Pelatihan yang dilakukan tim ITB menjadi langkah awal penting, karena membuka wawasan masyarakat lokal, khususnya nelayan, tentang cara-cara baru memanfaatkan laut. Nelayan sengaja dilibatkan bukan hanya sebagai peserta, tetapi juga sebagai penggerak perubahan. Selama ini, laut bagi mereka identik dengan sumber ikan dan budidaya rumput laut tetapi melalui pelatihan pemurnian garam, perspektif baru ditanamkan: bahwa air laut juga bisa menjadi sumber mineral dengan nilai ekonomi tinggi. Pengetahuan ini akan memperkuat posisi nelayan sebagai aktor kunci dalam diversifikasi usaha, sehingga tidak hanya bergantung pada hasil tangkapan, tetapi juga memiliki peluang menambah pendapatan dari produk garam berkualitas.
Karena keterbatasan lahan, inovasi menjadi kunci. Alternatif yang dapat dikembangkan misalnya instalasi penguapan berskala kecil yang dapat ditempatkan dekat pesisir. Pendekatan ini memungkinkan produksi garam dilakukan tanpa perlu areal tambak luas, dan lebih sesuai dengan kondisi Baubau. Dengan dukungan riset dari perguruan tinggi serta akses teknologi dari pemerintah daerah, inovasi-inovasi ini bisa diadaptasi sesuai kebutuhan masyarakat. Kolaborasi antara akademisi, pemerintah, dan nelayan akan memperkuat peran Baubau dalam mendukung swasembada garam nasional, meskipun kontribusinya bukan dalam bentuk produksi massal, melainkan dalam bentuk peningkatan kualitas dan teknologi tepat guna.

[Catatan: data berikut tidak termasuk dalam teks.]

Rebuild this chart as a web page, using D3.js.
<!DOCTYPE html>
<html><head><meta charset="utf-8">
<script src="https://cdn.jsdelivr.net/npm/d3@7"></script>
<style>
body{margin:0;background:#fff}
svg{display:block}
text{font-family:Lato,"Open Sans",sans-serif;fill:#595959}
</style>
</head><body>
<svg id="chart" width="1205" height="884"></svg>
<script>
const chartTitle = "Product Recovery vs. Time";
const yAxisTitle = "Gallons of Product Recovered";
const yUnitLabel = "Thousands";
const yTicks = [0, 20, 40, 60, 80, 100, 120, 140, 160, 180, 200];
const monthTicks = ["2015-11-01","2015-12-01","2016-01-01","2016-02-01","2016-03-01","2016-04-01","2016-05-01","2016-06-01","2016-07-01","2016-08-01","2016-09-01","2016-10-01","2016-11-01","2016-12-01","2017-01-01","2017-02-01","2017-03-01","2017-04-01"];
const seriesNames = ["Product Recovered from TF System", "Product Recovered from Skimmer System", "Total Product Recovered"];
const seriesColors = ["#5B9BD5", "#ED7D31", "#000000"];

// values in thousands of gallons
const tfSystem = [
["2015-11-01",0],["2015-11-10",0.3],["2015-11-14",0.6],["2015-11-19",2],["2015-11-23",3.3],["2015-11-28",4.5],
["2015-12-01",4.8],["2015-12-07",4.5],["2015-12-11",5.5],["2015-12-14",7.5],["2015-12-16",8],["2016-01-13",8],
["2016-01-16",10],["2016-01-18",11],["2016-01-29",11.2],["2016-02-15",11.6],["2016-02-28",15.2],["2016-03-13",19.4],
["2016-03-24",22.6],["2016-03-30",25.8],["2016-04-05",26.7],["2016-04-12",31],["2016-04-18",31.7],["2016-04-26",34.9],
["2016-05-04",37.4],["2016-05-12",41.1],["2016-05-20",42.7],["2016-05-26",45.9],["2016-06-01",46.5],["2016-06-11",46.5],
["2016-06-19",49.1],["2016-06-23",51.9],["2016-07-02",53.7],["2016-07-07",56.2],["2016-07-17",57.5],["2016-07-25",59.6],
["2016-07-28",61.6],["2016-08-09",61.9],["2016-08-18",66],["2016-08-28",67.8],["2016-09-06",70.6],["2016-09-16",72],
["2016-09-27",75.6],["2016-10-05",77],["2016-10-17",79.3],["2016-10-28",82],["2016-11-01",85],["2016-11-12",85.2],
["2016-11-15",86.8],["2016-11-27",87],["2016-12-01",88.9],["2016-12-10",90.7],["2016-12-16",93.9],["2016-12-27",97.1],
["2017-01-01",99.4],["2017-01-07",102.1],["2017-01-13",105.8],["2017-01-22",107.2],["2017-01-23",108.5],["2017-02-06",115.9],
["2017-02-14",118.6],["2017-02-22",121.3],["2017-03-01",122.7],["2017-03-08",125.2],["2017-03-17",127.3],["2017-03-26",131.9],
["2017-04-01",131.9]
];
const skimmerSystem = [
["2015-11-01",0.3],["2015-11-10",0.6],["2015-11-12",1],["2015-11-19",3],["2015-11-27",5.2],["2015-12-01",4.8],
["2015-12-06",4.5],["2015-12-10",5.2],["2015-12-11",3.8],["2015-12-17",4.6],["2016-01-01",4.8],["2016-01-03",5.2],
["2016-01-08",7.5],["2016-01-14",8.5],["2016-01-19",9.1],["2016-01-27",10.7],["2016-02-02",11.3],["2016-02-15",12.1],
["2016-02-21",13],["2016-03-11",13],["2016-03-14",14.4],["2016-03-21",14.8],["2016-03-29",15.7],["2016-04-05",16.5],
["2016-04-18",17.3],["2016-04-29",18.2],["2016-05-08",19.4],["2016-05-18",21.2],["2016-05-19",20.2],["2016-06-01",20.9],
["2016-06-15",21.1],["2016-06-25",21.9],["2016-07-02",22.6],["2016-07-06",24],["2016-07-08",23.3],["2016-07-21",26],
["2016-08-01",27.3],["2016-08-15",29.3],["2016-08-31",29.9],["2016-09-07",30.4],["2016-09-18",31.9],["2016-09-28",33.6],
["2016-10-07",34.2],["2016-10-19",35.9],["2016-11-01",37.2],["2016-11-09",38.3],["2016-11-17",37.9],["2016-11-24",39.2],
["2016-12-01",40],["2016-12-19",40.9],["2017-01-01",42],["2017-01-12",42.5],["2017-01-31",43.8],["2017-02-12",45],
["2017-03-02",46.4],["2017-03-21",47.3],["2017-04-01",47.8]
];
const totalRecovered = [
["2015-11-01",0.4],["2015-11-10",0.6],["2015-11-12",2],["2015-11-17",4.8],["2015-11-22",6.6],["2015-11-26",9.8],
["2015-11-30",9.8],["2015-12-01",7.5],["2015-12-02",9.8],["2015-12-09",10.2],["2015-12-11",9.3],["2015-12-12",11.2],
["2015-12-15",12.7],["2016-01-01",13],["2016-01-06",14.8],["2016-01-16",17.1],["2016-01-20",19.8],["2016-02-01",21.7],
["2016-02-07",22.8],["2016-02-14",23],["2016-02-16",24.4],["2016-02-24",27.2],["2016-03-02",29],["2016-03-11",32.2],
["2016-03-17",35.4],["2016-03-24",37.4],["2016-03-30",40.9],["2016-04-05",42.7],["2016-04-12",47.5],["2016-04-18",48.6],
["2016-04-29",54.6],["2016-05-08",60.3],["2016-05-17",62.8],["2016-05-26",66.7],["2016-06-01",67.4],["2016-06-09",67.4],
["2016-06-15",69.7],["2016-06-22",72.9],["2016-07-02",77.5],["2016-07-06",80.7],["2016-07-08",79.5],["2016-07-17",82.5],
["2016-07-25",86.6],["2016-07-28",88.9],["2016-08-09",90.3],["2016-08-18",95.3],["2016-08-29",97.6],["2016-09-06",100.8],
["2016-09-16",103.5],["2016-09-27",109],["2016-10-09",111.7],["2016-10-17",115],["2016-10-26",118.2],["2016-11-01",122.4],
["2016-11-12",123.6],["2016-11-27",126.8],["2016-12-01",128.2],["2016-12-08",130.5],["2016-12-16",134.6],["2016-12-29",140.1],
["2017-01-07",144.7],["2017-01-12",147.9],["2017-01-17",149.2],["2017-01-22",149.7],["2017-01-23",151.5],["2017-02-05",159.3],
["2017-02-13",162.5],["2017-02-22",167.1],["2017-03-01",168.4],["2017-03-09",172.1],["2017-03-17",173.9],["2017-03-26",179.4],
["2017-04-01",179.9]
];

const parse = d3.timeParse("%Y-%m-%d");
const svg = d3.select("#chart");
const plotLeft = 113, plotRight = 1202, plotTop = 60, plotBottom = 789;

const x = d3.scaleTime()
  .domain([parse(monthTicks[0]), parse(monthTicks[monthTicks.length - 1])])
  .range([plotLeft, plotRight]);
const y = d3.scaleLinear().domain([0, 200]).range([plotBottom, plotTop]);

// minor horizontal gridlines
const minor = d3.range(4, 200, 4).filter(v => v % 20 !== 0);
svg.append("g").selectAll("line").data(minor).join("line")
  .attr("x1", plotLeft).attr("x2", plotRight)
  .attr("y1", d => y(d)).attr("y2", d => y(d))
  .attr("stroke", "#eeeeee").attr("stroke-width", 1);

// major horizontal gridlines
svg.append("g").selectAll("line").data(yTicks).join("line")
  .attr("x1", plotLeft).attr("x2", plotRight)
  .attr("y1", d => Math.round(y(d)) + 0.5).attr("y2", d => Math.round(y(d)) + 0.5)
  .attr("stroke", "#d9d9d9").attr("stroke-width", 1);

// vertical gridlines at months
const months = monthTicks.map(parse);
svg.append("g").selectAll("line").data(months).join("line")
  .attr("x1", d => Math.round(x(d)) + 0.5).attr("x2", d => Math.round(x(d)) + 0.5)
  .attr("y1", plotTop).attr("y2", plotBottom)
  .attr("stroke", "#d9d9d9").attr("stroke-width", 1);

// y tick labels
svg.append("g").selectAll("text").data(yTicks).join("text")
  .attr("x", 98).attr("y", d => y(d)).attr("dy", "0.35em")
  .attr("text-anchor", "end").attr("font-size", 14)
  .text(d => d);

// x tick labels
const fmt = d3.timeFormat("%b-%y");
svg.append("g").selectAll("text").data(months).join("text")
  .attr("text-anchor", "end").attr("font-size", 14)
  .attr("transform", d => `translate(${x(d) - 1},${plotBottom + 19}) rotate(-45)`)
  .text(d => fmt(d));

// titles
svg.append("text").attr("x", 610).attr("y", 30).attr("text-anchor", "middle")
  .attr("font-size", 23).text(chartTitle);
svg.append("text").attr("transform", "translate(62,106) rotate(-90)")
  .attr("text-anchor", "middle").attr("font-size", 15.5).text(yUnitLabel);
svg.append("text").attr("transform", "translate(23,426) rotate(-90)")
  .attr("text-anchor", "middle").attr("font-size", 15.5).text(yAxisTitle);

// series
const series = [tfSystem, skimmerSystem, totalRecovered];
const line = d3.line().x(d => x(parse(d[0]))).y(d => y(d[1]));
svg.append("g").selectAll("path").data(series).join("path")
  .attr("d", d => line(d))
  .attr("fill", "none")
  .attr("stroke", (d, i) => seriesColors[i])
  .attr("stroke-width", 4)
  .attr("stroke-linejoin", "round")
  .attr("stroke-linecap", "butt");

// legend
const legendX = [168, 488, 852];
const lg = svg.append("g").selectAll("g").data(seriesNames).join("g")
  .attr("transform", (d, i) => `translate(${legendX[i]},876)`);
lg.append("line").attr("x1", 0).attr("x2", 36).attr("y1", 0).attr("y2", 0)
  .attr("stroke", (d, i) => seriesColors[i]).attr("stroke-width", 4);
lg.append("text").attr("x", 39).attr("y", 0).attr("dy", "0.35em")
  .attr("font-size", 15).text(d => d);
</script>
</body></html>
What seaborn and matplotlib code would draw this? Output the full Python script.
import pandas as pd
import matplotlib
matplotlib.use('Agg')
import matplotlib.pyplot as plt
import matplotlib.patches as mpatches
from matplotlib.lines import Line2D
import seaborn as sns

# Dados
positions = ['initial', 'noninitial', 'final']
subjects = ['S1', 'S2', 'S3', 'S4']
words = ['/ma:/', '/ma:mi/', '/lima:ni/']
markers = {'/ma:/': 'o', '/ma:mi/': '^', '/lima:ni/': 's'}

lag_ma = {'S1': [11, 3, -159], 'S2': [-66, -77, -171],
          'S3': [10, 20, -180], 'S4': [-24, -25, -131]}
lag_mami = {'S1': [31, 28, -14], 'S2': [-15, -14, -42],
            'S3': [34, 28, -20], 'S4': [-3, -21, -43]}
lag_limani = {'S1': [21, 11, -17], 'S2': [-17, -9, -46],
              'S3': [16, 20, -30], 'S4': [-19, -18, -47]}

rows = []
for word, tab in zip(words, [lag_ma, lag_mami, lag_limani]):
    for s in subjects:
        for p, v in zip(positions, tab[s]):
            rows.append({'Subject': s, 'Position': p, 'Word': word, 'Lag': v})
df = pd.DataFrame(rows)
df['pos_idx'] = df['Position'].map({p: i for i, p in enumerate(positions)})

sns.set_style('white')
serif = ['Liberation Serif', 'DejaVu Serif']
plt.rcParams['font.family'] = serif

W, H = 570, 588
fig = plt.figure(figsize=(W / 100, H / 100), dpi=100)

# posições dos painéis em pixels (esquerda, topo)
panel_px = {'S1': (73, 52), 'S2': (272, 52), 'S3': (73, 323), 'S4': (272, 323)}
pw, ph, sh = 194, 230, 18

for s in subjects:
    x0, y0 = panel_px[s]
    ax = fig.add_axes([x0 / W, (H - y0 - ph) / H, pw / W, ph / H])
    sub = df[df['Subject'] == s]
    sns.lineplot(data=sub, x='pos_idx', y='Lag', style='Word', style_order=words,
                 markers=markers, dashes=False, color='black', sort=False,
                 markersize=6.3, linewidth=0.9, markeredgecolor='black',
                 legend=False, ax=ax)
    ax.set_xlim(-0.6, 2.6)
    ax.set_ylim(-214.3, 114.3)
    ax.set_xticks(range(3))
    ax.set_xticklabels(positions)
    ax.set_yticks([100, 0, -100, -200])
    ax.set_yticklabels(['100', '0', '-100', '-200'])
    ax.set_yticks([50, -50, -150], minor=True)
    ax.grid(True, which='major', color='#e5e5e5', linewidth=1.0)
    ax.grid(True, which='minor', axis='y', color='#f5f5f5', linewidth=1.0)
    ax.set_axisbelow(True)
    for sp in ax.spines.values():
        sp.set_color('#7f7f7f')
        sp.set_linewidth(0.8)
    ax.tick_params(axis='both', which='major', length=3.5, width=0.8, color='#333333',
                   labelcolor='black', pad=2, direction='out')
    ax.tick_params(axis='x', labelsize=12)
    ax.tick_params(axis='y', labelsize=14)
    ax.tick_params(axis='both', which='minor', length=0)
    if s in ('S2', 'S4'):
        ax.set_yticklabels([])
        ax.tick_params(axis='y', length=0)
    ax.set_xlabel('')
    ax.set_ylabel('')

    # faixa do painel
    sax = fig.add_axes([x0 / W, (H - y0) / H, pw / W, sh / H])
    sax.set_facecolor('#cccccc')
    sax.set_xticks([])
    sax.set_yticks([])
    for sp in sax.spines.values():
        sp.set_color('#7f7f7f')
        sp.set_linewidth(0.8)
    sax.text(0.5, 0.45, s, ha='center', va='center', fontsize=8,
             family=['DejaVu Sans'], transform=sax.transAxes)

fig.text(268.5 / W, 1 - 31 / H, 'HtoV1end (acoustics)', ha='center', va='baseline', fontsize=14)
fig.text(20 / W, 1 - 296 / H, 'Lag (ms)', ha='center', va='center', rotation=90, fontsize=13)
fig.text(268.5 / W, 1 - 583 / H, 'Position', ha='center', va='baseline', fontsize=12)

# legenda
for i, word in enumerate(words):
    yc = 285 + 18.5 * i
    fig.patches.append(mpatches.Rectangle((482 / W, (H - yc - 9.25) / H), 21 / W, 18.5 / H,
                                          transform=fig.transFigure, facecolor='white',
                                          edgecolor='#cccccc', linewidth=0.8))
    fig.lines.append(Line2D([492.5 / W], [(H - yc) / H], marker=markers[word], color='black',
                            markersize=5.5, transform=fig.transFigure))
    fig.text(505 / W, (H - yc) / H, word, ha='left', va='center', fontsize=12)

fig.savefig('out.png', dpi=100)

Dengan memanfaatkan potensi air laut yang melimpah dan melibatkan nelayan sebagai mitra utama, Baubau memiliki kesempatan untuk menunjukkan bahwa keterbatasan lahan bukanlah penghalang. Justru melalui inovasi, daerah dengan kondisi geografis menantang sekalipun dapat tetap berkontribusi bagi agenda besar kemandirian garam nasional, sekaligus meningkatkan kesejahteraan masyarakat pesisirnya.
Kegiatan ini didukung langsung oleh :
- Kementrian Kelautan dan Perikanan melalui Ketua Tim Kerja Garam nya yang juga merupakan mahasiswa Doktor Sains Kebumian FITB
Di akhir Pelatihan, bahkan masyarakaat peserta meminta langsung ke Dinas Perikanan agar dapat menyelenggarakan kegiatan ini di tingkat desa. Selain itu, antara lain yang dapat dilakukan masyarakatnya segera adalah :
Tim ini merencanakan untuk kembali melakukan kegiatan Pengabdian kepada Masyarakat terkait pergaraman untuk masyarakat di Pulau-pulau 3T dapat digabung dengan desalinasi air laut dan membuat membran penyaring air laut di tambak garam rakyat.